Written problem
Type out the complete listing below word for word, without its pictures.

===

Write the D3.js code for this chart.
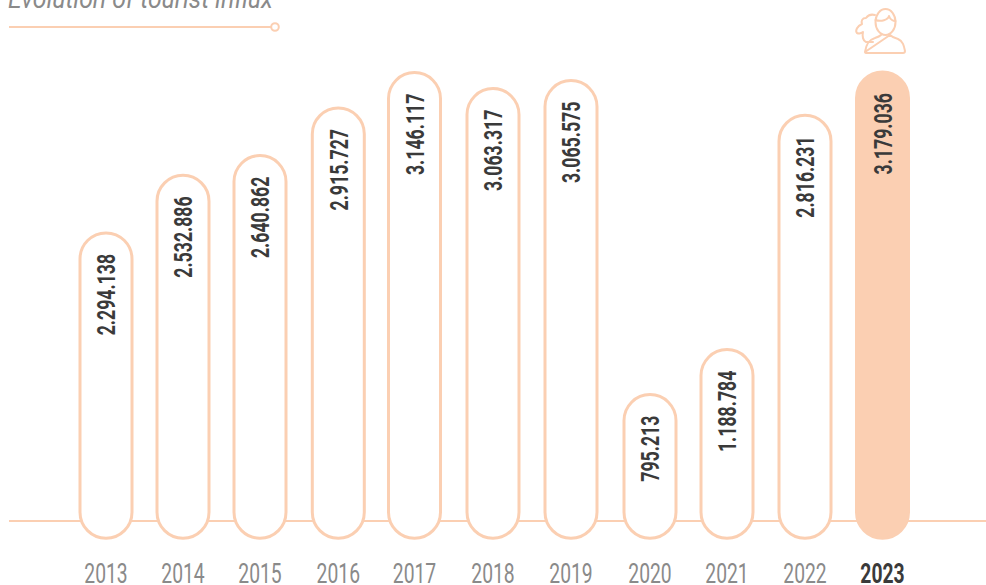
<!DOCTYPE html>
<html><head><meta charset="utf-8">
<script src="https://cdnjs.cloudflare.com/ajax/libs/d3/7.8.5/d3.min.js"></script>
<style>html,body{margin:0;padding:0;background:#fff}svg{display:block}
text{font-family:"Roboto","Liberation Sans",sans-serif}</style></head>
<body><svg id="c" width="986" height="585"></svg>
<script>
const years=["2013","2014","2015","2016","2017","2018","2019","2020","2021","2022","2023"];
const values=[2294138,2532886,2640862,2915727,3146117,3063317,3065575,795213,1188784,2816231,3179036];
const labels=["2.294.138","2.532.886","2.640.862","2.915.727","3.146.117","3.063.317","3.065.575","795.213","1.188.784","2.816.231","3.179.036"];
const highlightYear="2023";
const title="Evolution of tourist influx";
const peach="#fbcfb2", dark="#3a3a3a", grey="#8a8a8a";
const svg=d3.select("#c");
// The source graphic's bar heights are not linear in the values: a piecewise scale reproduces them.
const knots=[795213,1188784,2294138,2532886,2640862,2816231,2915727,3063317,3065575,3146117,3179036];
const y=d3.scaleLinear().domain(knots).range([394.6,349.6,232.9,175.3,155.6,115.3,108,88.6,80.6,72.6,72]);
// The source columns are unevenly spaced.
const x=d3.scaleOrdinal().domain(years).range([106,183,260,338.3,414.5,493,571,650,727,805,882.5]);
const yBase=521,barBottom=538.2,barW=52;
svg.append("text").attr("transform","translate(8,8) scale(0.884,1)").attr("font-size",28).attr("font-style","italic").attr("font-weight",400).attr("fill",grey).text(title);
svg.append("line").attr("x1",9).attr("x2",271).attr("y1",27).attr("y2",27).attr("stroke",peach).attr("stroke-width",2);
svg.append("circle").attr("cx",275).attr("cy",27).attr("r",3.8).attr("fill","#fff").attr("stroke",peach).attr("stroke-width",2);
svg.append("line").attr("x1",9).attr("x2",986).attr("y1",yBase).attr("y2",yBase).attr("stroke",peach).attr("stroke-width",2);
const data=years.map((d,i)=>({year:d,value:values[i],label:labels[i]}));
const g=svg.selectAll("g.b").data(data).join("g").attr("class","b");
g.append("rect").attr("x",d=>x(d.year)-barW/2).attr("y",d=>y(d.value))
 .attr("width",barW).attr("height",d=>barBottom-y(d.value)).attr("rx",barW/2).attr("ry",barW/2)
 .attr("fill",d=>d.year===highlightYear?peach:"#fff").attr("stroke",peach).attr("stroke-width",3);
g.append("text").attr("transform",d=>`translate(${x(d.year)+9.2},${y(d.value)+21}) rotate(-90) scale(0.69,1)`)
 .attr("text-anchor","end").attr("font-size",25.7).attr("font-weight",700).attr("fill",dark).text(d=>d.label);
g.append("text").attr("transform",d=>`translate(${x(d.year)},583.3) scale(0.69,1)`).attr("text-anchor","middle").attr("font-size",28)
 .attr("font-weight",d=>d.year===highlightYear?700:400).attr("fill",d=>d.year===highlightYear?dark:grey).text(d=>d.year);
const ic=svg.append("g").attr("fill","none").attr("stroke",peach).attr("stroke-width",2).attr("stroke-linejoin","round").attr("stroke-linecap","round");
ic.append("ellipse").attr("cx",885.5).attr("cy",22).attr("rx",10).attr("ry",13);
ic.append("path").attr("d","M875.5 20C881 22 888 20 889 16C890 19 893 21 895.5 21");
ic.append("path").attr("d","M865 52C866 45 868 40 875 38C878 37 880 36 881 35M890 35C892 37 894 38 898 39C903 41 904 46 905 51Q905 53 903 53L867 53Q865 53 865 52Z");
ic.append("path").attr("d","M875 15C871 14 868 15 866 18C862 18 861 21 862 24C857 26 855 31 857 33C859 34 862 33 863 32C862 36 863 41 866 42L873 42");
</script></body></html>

===

Output of the exercise
Write the D3.js code for this chart.
<!DOCTYPE html>
<html><head><meta charset="utf-8">
<script src="https://cdnjs.cloudflare.com/ajax/libs/d3/7.8.5/d3.min.js"></script>
<style>html,body{margin:0;padding:0;background:#fff}svg{display:block}
text{font-family:"Roboto","Liberation Sans",sans-serif}</style></head>
<body><svg id="c" width="986" height="585"></svg>
<script>
const years=["2013","2014","2015","2016","2017","2018","2019","2020","2021","2022","2023"];
const values=[2294138,2532886,2640862,2915727,3146117,3063317,3065575,795213,1188784,2816231,3179036];
const labels=["2.294.138","2.532.886","2.640.862","2.915.727","3.146.117","3.063.317","3.065.575","795.213","1.188.784","2.816.231","3.179.036"];
const highlightYear="2023";
const title="Evolution of tourist influx";
const peach="#fbcfb2", dark="#3a3a3a", grey="#8a8a8a";
const svg=d3.select("#c");
// The source graphic's bar heights are not linear in the values: a piecewise scale reproduces them.
const knots=[795213,1188784,2294138,2532886,2640862,2816231,2915727,3063317,3065575,3146117,3179036];
const y=d3.scaleLinear().domain(knots).range([394.6,349.6,232.9,175.3,155.6,115.3,108,88.6,80.6,72.6,72]);
// The source columns are unevenly spaced.
const x=d3.scaleOrdinal().domain(years).range([106,183,260,338.3,414.5,493,571,650,727,805,882.5]);
const yBase=521,barBottom=538.2,barW=52;
svg.append("text").attr("transform","translate(8,8) scale(0.884,1)").attr("font-size",28).attr("font-style","italic").attr("font-weight",400).attr("fill",grey).text(title);
svg.append("line").attr("x1",9).attr("x2",271).attr("y1",27).attr("y2",27).attr("stroke",peach).attr("stroke-width",2);
svg.append("circle").attr("cx",275).attr("cy",27).attr("r",3.8).attr("fill","#fff").attr("stroke",peach).attr("stroke-width",2);
svg.append("line").attr("x1",9).attr("x2",986).attr("y1",yBase).attr("y2",yBase).attr("stroke",peach).attr("stroke-width",2);
const data=years.map((d,i)=>({year:d,value:values[i],label:labels[i]}));
const g=svg.selectAll("g.b").data(data).join("g").attr("class","b");
g.append("rect").attr("x",d=>x(d.year)-barW/2).attr("y",d=>y(d.value))
 .attr("width",barW).attr("height",d=>barBottom-y(d.value)).attr("rx",barW/2).attr("ry",barW/2)
 .attr("fill",d=>d.year===highlightYear?peach:"#fff").attr("stroke",peach).attr("stroke-width",3);
g.append("text").attr("transform",d=>`translate(${x(d.year)+9.2},${y(d.value)+21}) rotate(-90) scale(0.69,1)`)
 .attr("text-anchor","end").attr("font-size",25.7).attr("font-weight",700).attr("fill",dark).text(d=>d.label);
g.append("text").attr("transform",d=>`translate(${x(d.year)},583.3) scale(0.69,1)`).attr("text-anchor","middle").attr("font-size",28)
 .attr("font-weight",d=>d.year===highlightYear?700:400).attr("fill",d=>d.year===highlightYear?dark:grey).text(d=>d.year);
const ic=svg.append("g").attr("fill","none").attr("stroke",peach).attr("stroke-width",2).attr("stroke-linejoin","round").attr("stroke-linecap","round");
ic.append("ellipse").attr("cx",885.5).attr("cy",22).attr("rx",10).attr("ry",13);
ic.append("path").attr("d","M875.5 20C881 22 888 20 889 16C890 19 893 21 895.5 21");
ic.append("path").attr("d","M865 52C866 45 868 40 875 38C878 37 880 36 881 35M890 35C892 37 894 38 898 39C903 41 904 46 905 51Q905 53 903 53L867 53Q865 53 865 52Z");
ic.append("path").attr("d","M875 15C871 14 868 15 866 18C862 18 861 21 862 24C857 26 855 31 857 33C859 34 862 33 863 32C862 36 863 41 866 42L873 42");
</script></body></html>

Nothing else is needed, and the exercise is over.